┌──

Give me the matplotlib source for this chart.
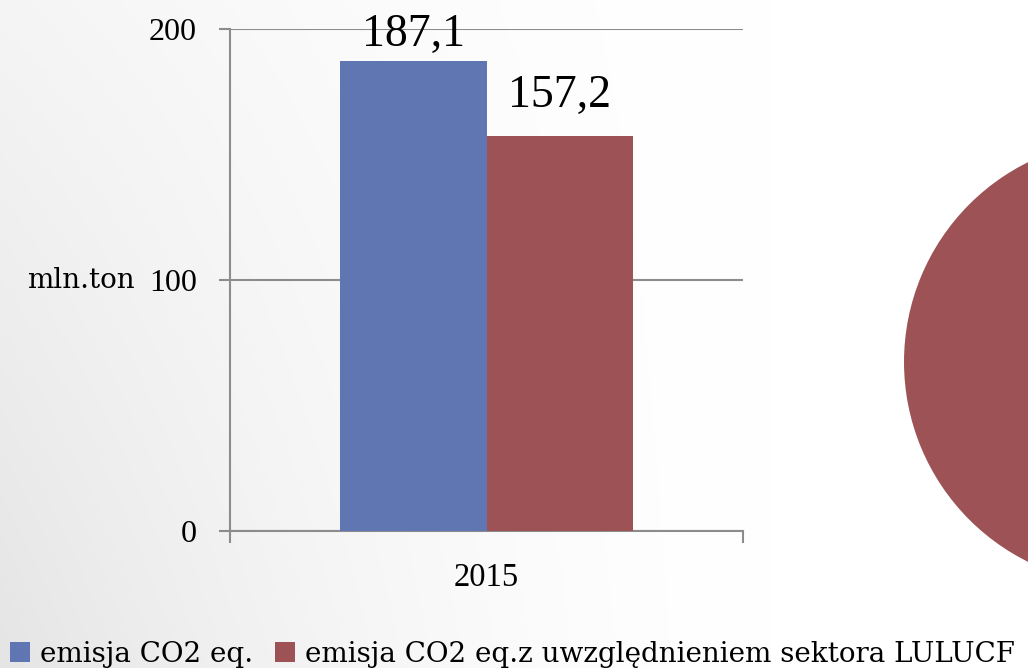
import numpy as np
import matplotlib
matplotlib.use("Agg")
import matplotlib.pyplot as plt
from matplotlib.patches import Patch

# ---- data ----
categories = ["2015"]
series_names = ["emisja CO2 eq.", "emisja CO2 eq.z uwzględnieniem sektora LULUCF"]
series_values = [187.1, 157.2]
value_labels = ["187,1", "157,2"]
y_ticks = [0, 100, 200]
y_label = "mln.ton"
pie_values = [100]

# ---- style ----
colors = ["#6076B2", "#9D5355"]
grid_color = "#8C8C8C"
num_font = ["Liberation Serif", "DejaVu Serif"]
text_font = ["DejaVu Serif"]
plt.rcParams["font.family"] = num_font

W, H, DPI = 1028, 668, 100
fig = plt.figure(figsize=(W / DPI, H / DPI), dpi=DPI)

# background gradient
bg = fig.add_axes([0, 0, 1, 1], zorder=-10)
xx, yy = np.meshgrid(np.linspace(0, 1, 400), np.linspace(0, 1, 260))
shade = 255 - 26 * np.clip(1 - xx / 0.75, 0, 1) ** 1.6 * (0.4 + 0.6 * yy)
img = np.dstack([shade, shade, shade]).astype(np.uint8)
bg.imshow(img, aspect="auto", extent=[0, 1, 1, 0])
bg.set_axis_off()

# main bar axes
ax = fig.add_axes([230 / W, 1 - 531 / H, 513 / W, 502 / H])
ax.patch.set_alpha(0)
n = len(series_values)
width = 0.2865
x0 = np.arange(len(categories))
offsets = (np.arange(n) - (n - 1) / 2) * width
label_offsets = [4, 14]
for i, (v, c, lab) in enumerate(zip(series_values, colors, value_labels)):
    ax.bar(x0 + offsets[i], [v], width=width, color=c, zorder=3)
    ax.annotate(lab, (x0[0] + offsets[i], v), xytext=(0, label_offsets[i]),
                textcoords="offset points", ha="center", va="bottom",
                fontsize=33, color="black", zorder=4, annotation_clip=False)

ax.set_xlim(-0.5, 0.5)
ax.set_ylim(0, 200)
ax.set_yticks(y_ticks)
ax.set_yticklabels([str(t) for t in y_ticks])
ax.yaxis.grid(True, color=grid_color, linewidth=1.5, zorder=0)
ax.set_axisbelow(True)
for s in ["top", "right"]:
    ax.spines[s].set_visible(False)
for s in ["left", "bottom"]:
    ax.spines[s].set_color(grid_color)
    ax.spines[s].set_linewidth(1.5)

ax.set_xticks([-0.5, 0.5])
ax.set_xticklabels(["", ""])
ax.set_xticks(x0, minor=True)
ax.set_xticklabels(categories, minor=True)
ax.tick_params(axis="x", which="major", length=8.5, width=1.5, color=grid_color, direction="out")
ax.tick_params(axis="x", which="minor", length=0, pad=23, labelsize=23.5)
ax.tick_params(axis="y", length=8, width=1.5, color=grid_color, pad=16, labelsize=23)

ax.set_ylabel(y_label, rotation=0, ha="right", va="center", fontsize=20,
              family=text_font)
ax.yaxis.set_label_coords(-0.185, 0.5)

# legend
handles = [Patch(facecolor=c, edgecolor="none") for c in colors]
fig.legend(handles, series_names, loc="lower left", bbox_to_anchor=(0.0097, 0.0),
           ncol=2, frameon=False, prop={"family": text_font, "size": 20},
           handlelength=0.72, handleheight=0.72, handletextpad=0.36,
           columnspacing=0.79, borderaxespad=0, borderpad=0)

# partially visible pie on the right
r = 223
cx, cy = 1127, 362
pax = fig.add_axes([(cx - r) / W, 1 - (cy + r) / H, 2 * r / W, 2 * r / H])
pax.pie(pie_values, colors=[colors[1]], radius=1, startangle=90)
pax.set_xlim(-1, 1)
pax.set_ylim(-1, 1)
pax.set_axis_off()

fig.savefig("out.png", dpi=DPI)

└──

What is required: Write out the lines from the start of the material to the line with "bg.set_axis_off()", inclusive and exactly. Skip the pictures.

Answer for the task:
Give me the matplotlib source for this chart.
import numpy as np
import matplotlib
matplotlib.use("Agg")
import matplotlib.pyplot as plt
from matplotlib.patches import Patch

# ---- data ----
categories = ["2015"]
series_names = ["emisja CO2 eq.", "emisja CO2 eq.z uwzględnieniem sektora LULUCF"]
series_values = [187.1, 157.2]
value_labels = ["187,1", "157,2"]
y_ticks = [0, 100, 200]
y_label = "mln.ton"
pie_values = [100]

# ---- style ----
colors = ["#6076B2", "#9D5355"]
grid_color = "#8C8C8C"
num_font = ["Liberation Serif", "DejaVu Serif"]
text_font = ["DejaVu Serif"]
plt.rcParams["font.family"] = num_font

W, H, DPI = 1028, 668, 100
fig = plt.figure(figsize=(W / DPI, H / DPI), dpi=DPI)

# background gradient
bg = fig.add_axes([0, 0, 1, 1], zorder=-10)
xx, yy = np.meshgrid(np.linspace(0, 1, 400), np.linspace(0, 1, 260))
shade = 255 - 26 * np.clip(1 - xx / 0.75, 0, 1) ** 1.6 * (0.4 + 0.6 * yy)
img = np.dstack([shade, shade, shade]).astype(np.uint8)
bg.imshow(img, aspect="auto", extent=[0, 1, 1, 0])
bg.set_axis_off()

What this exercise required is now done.